■ **EXERCISE DIRECTIONS**:
Please retype the data in full and exactly; the pictures are not part of the copy.

■ **AVAILABLE DATA**:

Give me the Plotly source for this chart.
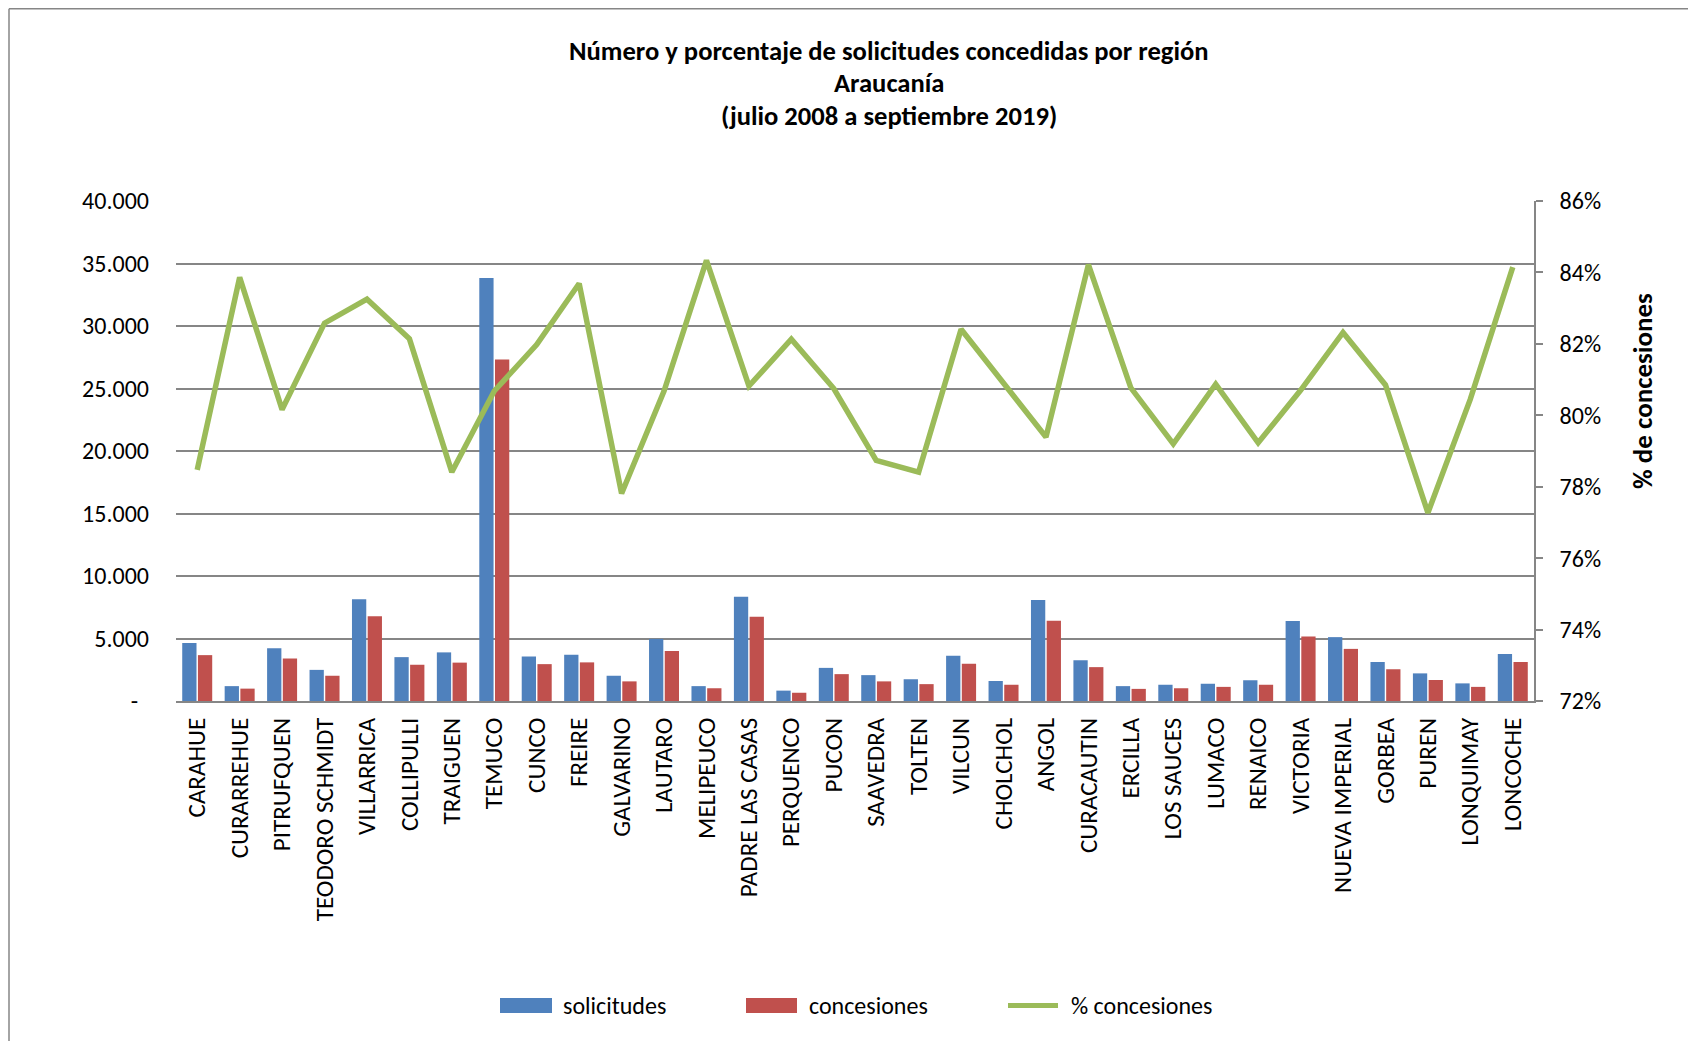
import plotly.graph_objects as go

# --- data ---
comunas = [
    "CARAHUE", "CURARREHUE", "PITRUFQUEN", "TEODORO SCHMIDT", "VILLARRICA",
    "COLLIPULLI", "TRAIGUEN", "TEMUCO", "CUNCO", "FREIRE", "GALVARINO",
    "LAUTARO", "MELIPEUCO", "PADRE LAS CASAS", "PERQUENCO", "PUCON",
    "SAAVEDRA", "TOLTEN", "VILCUN", "CHOLCHOL", "ANGOL", "CURACAUTIN",
    "ERCILLA", "LOS SAUCES", "LUMACO", "RENAICO", "VICTORIA",
    "NUEVA IMPERIAL", "GORBEA", "PUREN", "LONQUIMAY", "LONCOCHE",
]
solicitudes = [
    4640, 1190, 4220, 2490, 8150, 3510, 3890, 33850, 3560, 3700, 2020,
    4970, 1190, 8340, 830, 2650, 2070, 1740, 3620, 1600, 8090, 3260,
    1190, 1300, 1380, 1660, 6400, 5110, 3120, 2210, 1410, 3760,
]
concesiones = [
    3670, 990, 3400, 2020, 6790, 2900, 3070, 27330, 2950, 3090, 1570,
    4000, 1020, 6740, 660, 2150, 1570, 1350, 2980, 1300, 6430, 2710,
    970, 1020, 1130, 1300, 5160, 4170, 2540, 1680, 1130, 3120,
]
pct_concesiones = [
    78.47, 83.86, 80.16, 82.58, 83.25, 82.14, 78.41, 80.68, 81.98, 83.69,
    77.81, 80.68, 84.34, 80.82, 82.13, 80.75, 78.74, 78.41, 82.41, 80.9,
    79.39, 84.22, 80.77, 79.20, 80.87, 79.23, 80.7, 82.32, 80.85, 77.27,
    80.45, 84.15,
]
left_ticks = [0, 5000, 10000, 15000, 20000, 25000, 30000, 35000, 40000]
left_labels = ["-\u00a0\u00a0", "5.000", "10.000", "15.000", "20.000",
               "25.000", "30.000", "35.000", "40.000"]

BLUE = "#4F81BD"
RED = "#C0504D"
GREEN = "#9BBB59"
GRID = "#868686"
FONT = "Carlito, Calibri, Lato, sans-serif"

# figure sits 8px in from the page corner (body margin)
W_PX, H_PX = 1688, 1033
L, R, T, B = 168, 1526, 193, 693


def px_x(p):
    return (p - L) / (R - L)


def px_y(p):
    return (B - p) / (B - T)


fig = go.Figure()
fig.add_trace(go.Bar(x=comunas, y=solicitudes, name="solicitudes",
                     marker=dict(color=BLUE, line=dict(width=0))))
fig.add_trace(go.Bar(x=comunas, y=concesiones, name="concesiones",
                     marker=dict(color=RED, line=dict(width=0))))
fig.add_trace(go.Scatter(x=comunas, y=pct_concesiones, name="% concesiones",
                         yaxis="y2", mode="lines",
                         line=dict(color=GREEN, width=5.5)))

shapes = [
    # chart frame (top and left edges visible)
    dict(type="line", xref="paper", yref="paper", x0=px_x(1), x1=px_x(1720),
         y0=px_y(0.8), y1=px_y(0.8), line=dict(color=GRID, width=1.5)),
    dict(type="line", xref="paper", yref="paper", x0=px_x(1), x1=px_x(1),
         y0=px_y(0.8), y1=px_y(1060), line=dict(color=GRID, width=1.5)),
    # legend swatches
    dict(type="rect", xref="paper", yref="paper", x0=px_x(492), x1=px_x(544),
         y0=px_y(990), y1=px_y(1005), fillcolor=BLUE, line=dict(width=0)),
    dict(type="rect", xref="paper", yref="paper", x0=px_x(738), x1=px_x(789),
         y0=px_y(990), y1=px_y(1005), fillcolor=RED, line=dict(width=0)),
    dict(type="line", xref="paper", yref="paper", x0=px_x(1000), x1=px_x(1050),
         y0=px_y(997.5), y1=px_y(997.5), line=dict(color=GREEN, width=5)),
]

title_lines = [
    ("Número y porcentaje de solicitudes concedidas por región", 43),
    ("Araucanía", 75),
    ("(julio 2008 a septiembre 2019)", 108),
]
annotations = [
    dict(text=f"<b>{txt}</b>", xref="paper", yref="paper", x=px_x(881),
         y=px_y(yy), xanchor="center", yanchor="middle", showarrow=False,
         font=dict(size=26.6, color="black", family=FONT))
    for txt, yy in title_lines
]
annotations.append(
    dict(text="<b>% de concesiones</b>", xref="paper", yref="paper",
         x=px_x(1634), y=px_y(383), xanchor="center", yanchor="middle",
         textangle=-90, showarrow=False,
         font=dict(size=27, color="black", family=FONT))
)
for txt, xx in [("solicitudes", 553), ("concesiones", 799), ("% concesiones", 1061)]:
    annotations.append(
        dict(text=txt, xref="paper", yref="paper", x=px_x(xx), y=px_y(997),
             xanchor="left", yanchor="middle", showarrow=False,
             font=dict(size=24, color="black", family=FONT))
    )

fig.update_layout(
    width=W_PX, height=H_PX,
    margin=dict(l=L, r=W_PX - R, t=T, b=H_PX - B, autoexpand=False),
    paper_bgcolor="white", plot_bgcolor="white",
    font=dict(family=FONT, size=24, color="black"),
    barmode="group", bargap=0.26, bargroupgap=0.09,
    showlegend=False,
    xaxis=dict(type="category", tickangle=-90, showline=True,
               linecolor=GRID, linewidth=1.5, showgrid=False, ticks="",
               ticklabelstandoff=5, tickfont=dict(size=25)),
    yaxis=dict(range=[0, 40000], tickvals=left_ticks, ticktext=left_labels,
               showgrid=True, gridcolor=GRID, gridwidth=1.5, zeroline=False,
               showline=False, ticks="", ticklabelstandoff=26,
               tickfont=dict(size=24)),
    yaxis2=dict(range=[72, 86], dtick=2, ticksuffix="%", overlaying="y",
                side="right", showgrid=False, zeroline=False, showline=True,
                linecolor=GRID, linewidth=1.5, ticks="outside", ticklen=7,
                tickcolor=GRID, tickwidth=1.5, ticklabelstandoff=12,
                tickfont=dict(size=24)),
    shapes=shapes,
    annotations=annotations,
)

fig.write_html("out.html")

■ **EXERCISE RESULT**:
Give me the Plotly source for this chart.
import plotly.graph_objects as go

# --- data ---
comunas = [
    "CARAHUE", "CURARREHUE", "PITRUFQUEN", "TEODORO SCHMIDT", "VILLARRICA",
    "COLLIPULLI", "TRAIGUEN", "TEMUCO", "CUNCO", "FREIRE", "GALVARINO",
    "LAUTARO", "MELIPEUCO", "PADRE LAS CASAS", "PERQUENCO", "PUCON",
    "SAAVEDRA", "TOLTEN", "VILCUN", "CHOLCHOL", "ANGOL", "CURACAUTIN",
    "ERCILLA", "LOS SAUCES", "LUMACO", "RENAICO", "VICTORIA",
    "NUEVA IMPERIAL", "GORBEA", "PUREN", "LONQUIMAY", "LONCOCHE",
]
solicitudes = [
    4640, 1190, 4220, 2490, 8150, 3510, 3890, 33850, 3560, 3700, 2020,
    4970, 1190, 8340, 830, 2650, 2070, 1740, 3620, 1600, 8090, 3260,
    1190, 1300, 1380, 1660, 6400, 5110, 3120, 2210, 1410, 3760,
]
concesiones = [
    3670, 990, 3400, 2020, 6790, 2900, 3070, 27330, 2950, 3090, 1570,
    4000, 1020, 6740, 660, 2150, 1570, 1350, 2980, 1300, 6430, 2710,
    970, 1020, 1130, 1300, 5160, 4170, 2540, 1680, 1130, 3120,
]
pct_concesiones = [
    78.47, 83.86, 80.16, 82.58, 83.25, 82.14, 78.41, 80.68, 81.98, 83.69,
    77.81, 80.68, 84.34, 80.82, 82.13, 80.75, 78.74, 78.41, 82.41, 80.9,
    79.39, 84.22, 80.77, 79.20, 80.87, 79.23, 80.7, 82.32, 80.85, 77.27,
    80.45, 84.15,
]
left_ticks = [0, 5000, 10000, 15000, 20000, 25000, 30000, 35000, 40000]
left_labels = ["-\u00a0\u00a0", "5.000", "10.000", "15.000", "20.000",
               "25.000", "30.000", "35.000", "40.000"]

BLUE = "#4F81BD"
RED = "#C0504D"
GREEN = "#9BBB59"
GRID = "#868686"
FONT = "Carlito, Calibri, Lato, sans-serif"

# figure sits 8px in from the page corner (body margin)
W_PX, H_PX = 1688, 1033
L, R, T, B = 168, 1526, 193, 693


def px_x(p):
    return (p - L) / (R - L)


def px_y(p):
    return (B - p) / (B - T)


fig = go.Figure()
fig.add_trace(go.Bar(x=comunas, y=solicitudes, name="solicitudes",
                     marker=dict(color=BLUE, line=dict(width=0))))
fig.add_trace(go.Bar(x=comunas, y=concesiones, name="concesiones",
                     marker=dict(color=RED, line=dict(width=0))))
fig.add_trace(go.Scatter(x=comunas, y=pct_concesiones, name="% concesiones",
                         yaxis="y2", mode="lines",
                         line=dict(color=GREEN, width=5.5)))

shapes = [
    # chart frame (top and left edges visible)
    dict(type="line", xref="paper", yref="paper", x0=px_x(1), x1=px_x(1720),
         y0=px_y(0.8), y1=px_y(0.8), line=dict(color=GRID, width=1.5)),
    dict(type="line", xref="paper", yref="paper", x0=px_x(1), x1=px_x(1),
         y0=px_y(0.8), y1=px_y(1060), line=dict(color=GRID, width=1.5)),
    # legend swatches
    dict(type="rect", xref="paper", yref="paper", x0=px_x(492), x1=px_x(544),
         y0=px_y(990), y1=px_y(1005), fillcolor=BLUE, line=dict(width=0)),
    dict(type="rect", xref="paper", yref="paper", x0=px_x(738), x1=px_x(789),
         y0=px_y(990), y1=px_y(1005), fillcolor=RED, line=dict(width=0)),
    dict(type="line", xref="paper", yref="paper", x0=px_x(1000), x1=px_x(1050),
         y0=px_y(997.5), y1=px_y(997.5), line=dict(color=GREEN, width=5)),
]

title_lines = [
    ("Número y porcentaje de solicitudes concedidas por región", 43),
    ("Araucanía", 75),
    ("(julio 2008 a septiembre 2019)", 108),
]
annotations = [
    dict(text=f"<b>{txt}</b>", xref="paper", yref="paper", x=px_x(881),
         y=px_y(yy), xanchor="center", yanchor="middle", showarrow=False,
         font=dict(size=26.6, color="black", family=FONT))
    for txt, yy in title_lines
]
annotations.append(
    dict(text="<b>% de concesiones</b>", xref="paper", yref="paper",
         x=px_x(1634), y=px_y(383), xanchor="center", yanchor="middle",
         textangle=-90, showarrow=False,
         font=dict(size=27, color="black", family=FONT))
)
for txt, xx in [("solicitudes", 553), ("concesiones", 799), ("% concesiones", 1061)]:
    annotations.append(
        dict(text=txt, xref="paper", yref="paper", x=px_x(xx), y=px_y(997),
             xanchor="left", yanchor="middle", showarrow=False,
             font=dict(size=24, color="black", family=FONT))
    )

fig.update_layout(
    width=W_PX, height=H_PX,
    margin=dict(l=L, r=W_PX - R, t=T, b=H_PX - B, autoexpand=False),
    paper_bgcolor="white", plot_bgcolor="white",
    font=dict(family=FONT, size=24, color="black"),
    barmode="group", bargap=0.26, bargroupgap=0.09,
    showlegend=False,
    xaxis=dict(type="category", tickangle=-90, showline=True,
               linecolor=GRID, linewidth=1.5, showgrid=False, ticks="",
               ticklabelstandoff=5, tickfont=dict(size=25)),
    yaxis=dict(range=[0, 40000], tickvals=left_ticks, ticktext=left_labels,
               showgrid=True, gridcolor=GRID, gridwidth=1.5, zeroline=False,
               showline=False, ticks="", ticklabelstandoff=26,
               tickfont=dict(size=24)),
    yaxis2=dict(range=[72, 86], dtick=2, ticksuffix="%", overlaying="y",
                side="right", showgrid=False, zeroline=False, showline=True,
                linecolor=GRID, linewidth=1.5, ticks="outside", ticklen=7,
                tickcolor=GRID, tickwidth=1.5, ticklabelstandoff=12,
                tickfont=dict(size=24)),
    shapes=shapes,
    annotations=annotations,
)

fig.write_html("out.html")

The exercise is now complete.